While the office vacancy rate flattened over the second half of 2021 and the beginning of this year, Russell says that’s partly because properties are being taken off the market as developers turn them into apartments. With a statewide housing shortage, she expects that trend to continue.

“That might be the only reason why we see vacancy actually go down,” she says.

In Manchester, for instance, Brady Sullivan is converting several floors of its tower at 1000 Elm St. (pictured) from offices to apartments. Principal Partner Arthur Sullivan says the decision was in the works before the pandemic, when some federal agencies left for government-owned facilities and efforts to re-lease those offices didn’t gain the expected traction.

Ben Gamache, the founder and president of Manchester-based Gamache Properties, sees similar opportunities. As of late March, his company had recently completed or was working on several office-to-apartment conversions in the city. That includes a building next door to 540 Chestnut St., where Gamache was creating 12 one-bedrooms with small home offices meant to appeal to the work-from-home crowd.

Offices in downtown Manchester were already starting to empty out, he says, but “when COVID hit, that was the big bang.”

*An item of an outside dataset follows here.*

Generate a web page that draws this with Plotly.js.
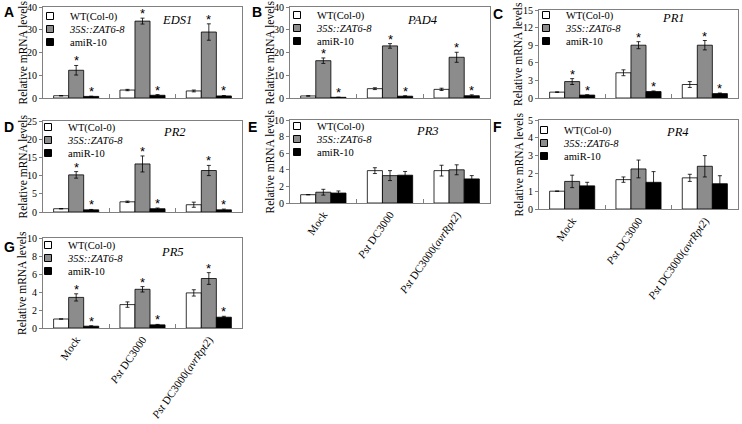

Demand remains higher in certain spots. In downtown Portsmouth, for example, developers shouldn’t have trouble filling new office developments, Friedman says. “Given the growth in Portsmouth, that’s a unique situation there,” he says.

Some brokers also note an interest in smaller offices, as more people leave companies to start their own. In Keene, for instance, H.G. Johnson Real Estate is dividing a vacant 6,000-square-foot office into several smaller ones.

“There’s been a great amount of activity around the Keene area for people that either have leased or are looking to lease smaller spaces,” says Greg Johnson, principal broker and owner of the Keene-based firm.

“Office is never gonna go away,” Pascucci adds. But for “the foreseeable future, I think the demand for office will be still on the lighter side, and for less space.”